Reply Brief - Apollo, et al. Serta Non-Pro Rata Uptier

Meanwhile, both Apollo and Angelo Gordon last month led the combined drop-down and double-dip in Trinseo that saw them hack and saw at Trinseo’s debt docs to manufacture the ability to allow one of the most valuable parts of the business to be stripped away from existing creditors and simultaneously diluted down the first-lien claim pool at RemainCo (although, to be fair, the trading levels of Trinseo's secured and unsecured debt were slightly higher post-transaction, so it wasn't like the transaction had the immediate negative impact that Serta's transaction had on Apollo and AG's positions).

Now, Serta and Trinseo are two different kinds of transactions, etc. and it’s fine, or at least not inconsistent, to argue that non-pro rata uptiers are a blight on the industry and that drop-downs and double-dips are as wholesome as apple pie.
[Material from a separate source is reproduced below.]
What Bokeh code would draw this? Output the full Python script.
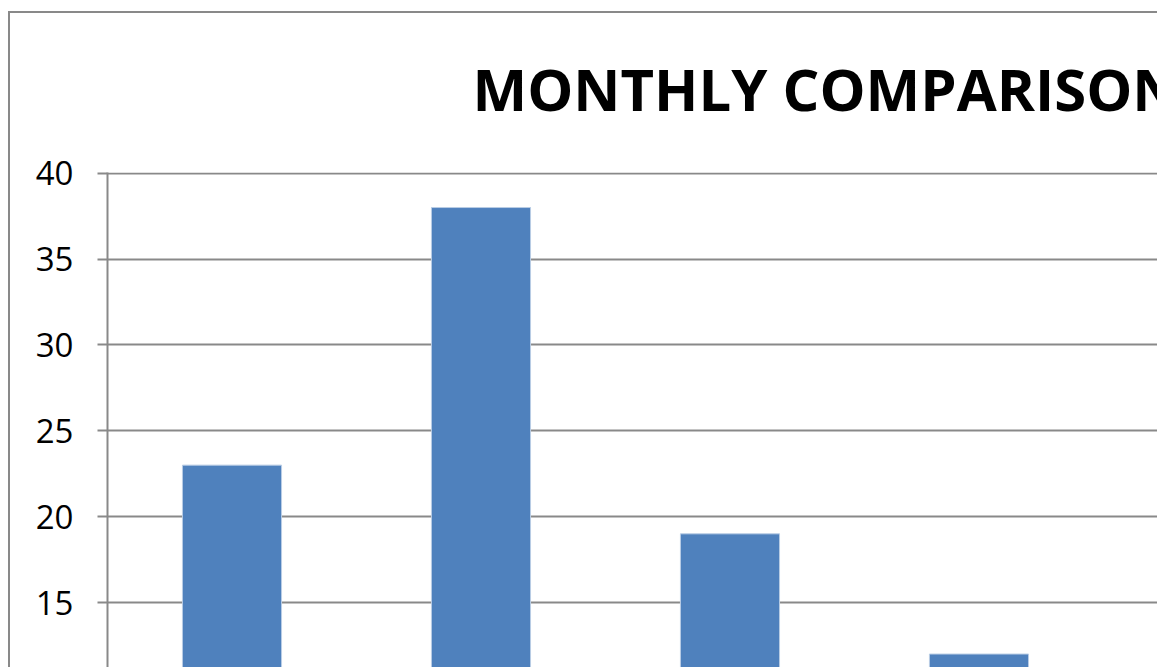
from bokeh.plotting import figure
from bokeh.models import ColumnDataSource, Range1d, FixedTicker, Title
from bokeh.embed import file_html
from bokeh.resources import INLINE

# Data
title_text = "MONTHLY COMPARISON"
categories = ["Month 1", "Month 2", "Month 3", "Month 4"]
values = [23, 38, 19, 12]
y_ticks = [10, 15, 20, 25, 30, 35, 40]

positions = [i + 0.5 for i in range(len(categories))]
source = ColumnDataSource(dict(cat=categories, x=positions, v=values))

GRAY = "#898989"

p = figure(
    width=1149, height=656,
    output_backend="svg", toolbar_location=None,
    x_range=Range1d(0, 4.225), y_range=Range1d(11.10, 40.04),
    x_axis_location=None,
    min_border_left=97, min_border_top=159, min_border_bottom=0, min_border_right=0,
)
p.styles = {"border-left": f"2px solid {GRAY}", "border-top": f"2px solid {GRAY}",
            "margin-top": "11px", "margin-left": "8px"}

p.vbar(x="x", top="v", bottom=0, width=0.398, source=source,
       fill_color="#4f81bd", line_color="#b9cde5", line_width=1)

p.outline_line_color = None
p.xgrid.visible = False
p.ygrid.grid_line_color = GRAY
p.ygrid.grid_line_width = 2
p.ygrid.ticker = FixedTicker(ticks=y_ticks)

ax = p.yaxis[0]
ax.ticker = FixedTicker(ticks=y_ticks)
ax.axis_line_color = GRAY
ax.axis_line_width = 2
ax.major_tick_line_color = GRAY
ax.major_tick_line_width = 2
ax.major_tick_in = 0
ax.major_tick_out = 10
ax.minor_tick_line_color = None
ax.major_label_standoff = 24
ax.major_label_text_font = "Open Sans"
ax.major_label_text_font_size = "33px"
ax.major_label_text_color = "black"

# white spacer between frame and title (added first -> nearest the frame)
spacer = Title(text=".", text_font="Open Sans", text_font_size="10px",
               text_color="white", standoff=35)
p.add_layout(spacer, "above")

main_title = Title(text=title_text, text_font="Open Sans", text_font_style="bold",
                   text_font_size="58px", text_color="black", align="left",
                   offset=365, standoff=0)
p.add_layout(main_title, "above")

open("out.html", "w").write(file_html(p, INLINE))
But it's important to remember that the moralizations in these briefs aren't a reflection of what anyone at Apollo or Angelo Gordon truly believes – and Judge Jones, in his classily curt and cantankerous way, made it known that he at least understood this much. However, don’t be so sure that other judges will – especially if this does ends up back in the Southern District of New York. In the end, someone needs to decide what "open-market purchase" means (we can't just have judges say it's "ambiguous" forever!) and that decision will be one informed by the perceived fairness of the transaction even if it's wrapped up in a much longer dissertation on these six syllables than Judge Jones provided.

Note: In much of the financial press, as you can read in the above links, there’s very much a court-thrown-into-disarray narrative surround Judge Jones’ departure. But that’s all heavily overstated. It’ll all be fine. The current cases will be reassigned and the prior cases won’t be opened up unless there’s a clear and compelling reason for doing so. This is all a mess but it’s not that bad – well, I’ll reserve final judgement on that until we see how Serta and Incora do.